'''

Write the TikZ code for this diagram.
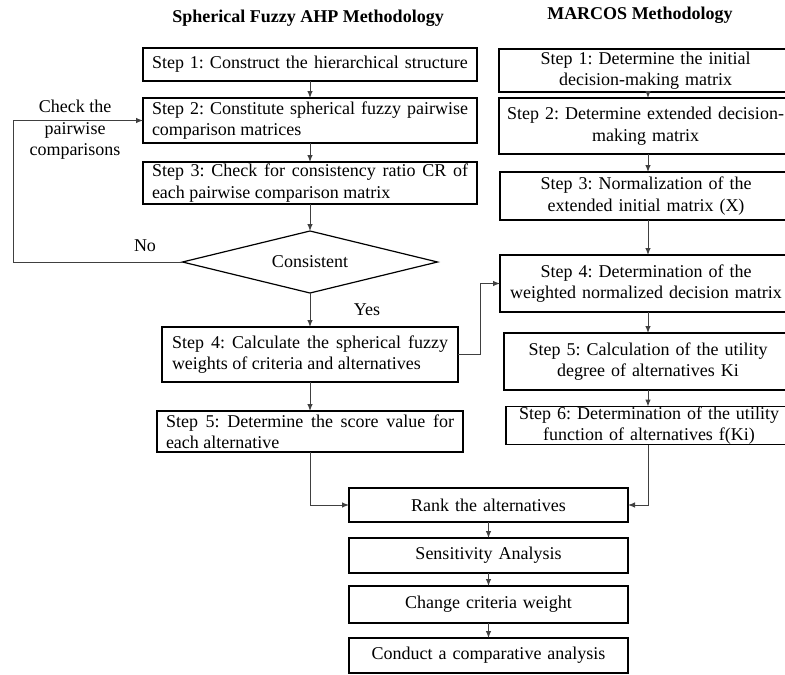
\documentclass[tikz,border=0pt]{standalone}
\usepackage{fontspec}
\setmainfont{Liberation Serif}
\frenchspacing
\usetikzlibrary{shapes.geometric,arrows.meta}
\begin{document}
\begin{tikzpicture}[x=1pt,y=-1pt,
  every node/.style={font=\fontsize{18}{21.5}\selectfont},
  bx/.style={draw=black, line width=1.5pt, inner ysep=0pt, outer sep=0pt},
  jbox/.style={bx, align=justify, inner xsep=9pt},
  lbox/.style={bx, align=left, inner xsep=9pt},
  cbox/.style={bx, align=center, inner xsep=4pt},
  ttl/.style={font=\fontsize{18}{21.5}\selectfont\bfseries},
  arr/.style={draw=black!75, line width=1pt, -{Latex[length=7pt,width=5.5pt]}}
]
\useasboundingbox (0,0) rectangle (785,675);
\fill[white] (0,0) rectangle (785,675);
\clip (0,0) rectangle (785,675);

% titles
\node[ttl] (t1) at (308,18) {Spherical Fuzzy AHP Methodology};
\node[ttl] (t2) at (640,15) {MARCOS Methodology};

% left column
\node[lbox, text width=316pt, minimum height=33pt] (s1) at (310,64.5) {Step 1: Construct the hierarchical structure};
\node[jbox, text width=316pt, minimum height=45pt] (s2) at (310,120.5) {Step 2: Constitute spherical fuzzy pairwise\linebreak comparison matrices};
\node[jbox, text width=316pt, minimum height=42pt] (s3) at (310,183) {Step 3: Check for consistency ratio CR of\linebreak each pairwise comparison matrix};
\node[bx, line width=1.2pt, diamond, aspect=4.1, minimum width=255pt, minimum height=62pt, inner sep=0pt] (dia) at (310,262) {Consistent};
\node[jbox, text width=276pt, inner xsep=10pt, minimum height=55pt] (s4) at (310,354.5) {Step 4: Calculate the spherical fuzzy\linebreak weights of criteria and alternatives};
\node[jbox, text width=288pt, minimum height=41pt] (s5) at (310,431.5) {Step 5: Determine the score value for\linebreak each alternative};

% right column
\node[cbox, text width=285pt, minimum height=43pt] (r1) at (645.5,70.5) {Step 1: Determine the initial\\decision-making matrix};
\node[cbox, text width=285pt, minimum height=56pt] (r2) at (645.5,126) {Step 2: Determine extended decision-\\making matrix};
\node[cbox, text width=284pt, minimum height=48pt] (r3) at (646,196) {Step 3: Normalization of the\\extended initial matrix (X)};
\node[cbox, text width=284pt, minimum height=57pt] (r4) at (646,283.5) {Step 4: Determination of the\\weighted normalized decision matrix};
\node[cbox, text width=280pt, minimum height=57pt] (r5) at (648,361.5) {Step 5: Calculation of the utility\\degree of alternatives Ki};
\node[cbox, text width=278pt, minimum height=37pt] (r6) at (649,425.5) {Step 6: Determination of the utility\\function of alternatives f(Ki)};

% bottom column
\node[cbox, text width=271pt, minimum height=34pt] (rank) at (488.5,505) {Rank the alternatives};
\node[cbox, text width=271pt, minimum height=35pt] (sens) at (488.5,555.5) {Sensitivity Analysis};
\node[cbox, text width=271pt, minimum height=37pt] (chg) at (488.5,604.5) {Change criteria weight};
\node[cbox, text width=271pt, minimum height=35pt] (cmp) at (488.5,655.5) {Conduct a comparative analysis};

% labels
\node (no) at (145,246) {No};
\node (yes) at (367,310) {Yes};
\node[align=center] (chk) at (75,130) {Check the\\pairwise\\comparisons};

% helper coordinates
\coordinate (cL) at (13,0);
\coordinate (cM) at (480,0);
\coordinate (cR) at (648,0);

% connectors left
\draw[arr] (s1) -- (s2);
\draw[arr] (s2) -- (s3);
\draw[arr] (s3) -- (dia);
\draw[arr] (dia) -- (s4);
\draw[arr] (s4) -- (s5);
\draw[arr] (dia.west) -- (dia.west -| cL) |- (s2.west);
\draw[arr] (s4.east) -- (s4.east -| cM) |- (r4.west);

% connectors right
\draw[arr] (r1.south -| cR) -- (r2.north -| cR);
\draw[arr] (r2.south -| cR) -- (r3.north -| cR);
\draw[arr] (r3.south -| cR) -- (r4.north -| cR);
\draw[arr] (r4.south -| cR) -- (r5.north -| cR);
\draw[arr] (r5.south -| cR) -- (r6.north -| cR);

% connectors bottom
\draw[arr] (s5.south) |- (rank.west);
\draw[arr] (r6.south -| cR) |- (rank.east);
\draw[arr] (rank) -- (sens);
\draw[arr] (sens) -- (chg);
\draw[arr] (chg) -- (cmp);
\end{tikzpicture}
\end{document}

'''

- [Challenge]:
From the first line above to the line containing "(t2) at (640,15)", repeat each line exactly. Pictures stay out.

- [Output of the task]:
Write the TikZ code for this diagram.
\documentclass[tikz,border=0pt]{standalone}
\usepackage{fontspec}
\setmainfont{Liberation Serif}
\frenchspacing
\usetikzlibrary{shapes.geometric,arrows.meta}
\begin{document}
\begin{tikzpicture}[x=1pt,y=-1pt,
  every node/.style={font=\fontsize{18}{21.5}\selectfont},
  bx/.style={draw=black, line width=1.5pt, inner ysep=0pt, outer sep=0pt},
  jbox/.style={bx, align=justify, inner xsep=9pt},
  lbox/.style={bx, align=left, inner xsep=9pt},
  cbox/.style={bx, align=center, inner xsep=4pt},
  ttl/.style={font=\fontsize{18}{21.5}\selectfont\bfseries},
  arr/.style={draw=black!75, line width=1pt, -{Latex[length=7pt,width=5.5pt]}}
]
\useasboundingbox (0,0) rectangle (785,675);
\fill[white] (0,0) rectangle (785,675);
\clip (0,0) rectangle (785,675);

% titles
\node[ttl] (t1) at (308,18) {Spherical Fuzzy AHP Methodology};
\node[ttl] (t2) at (640,15) {MARCOS Methodology};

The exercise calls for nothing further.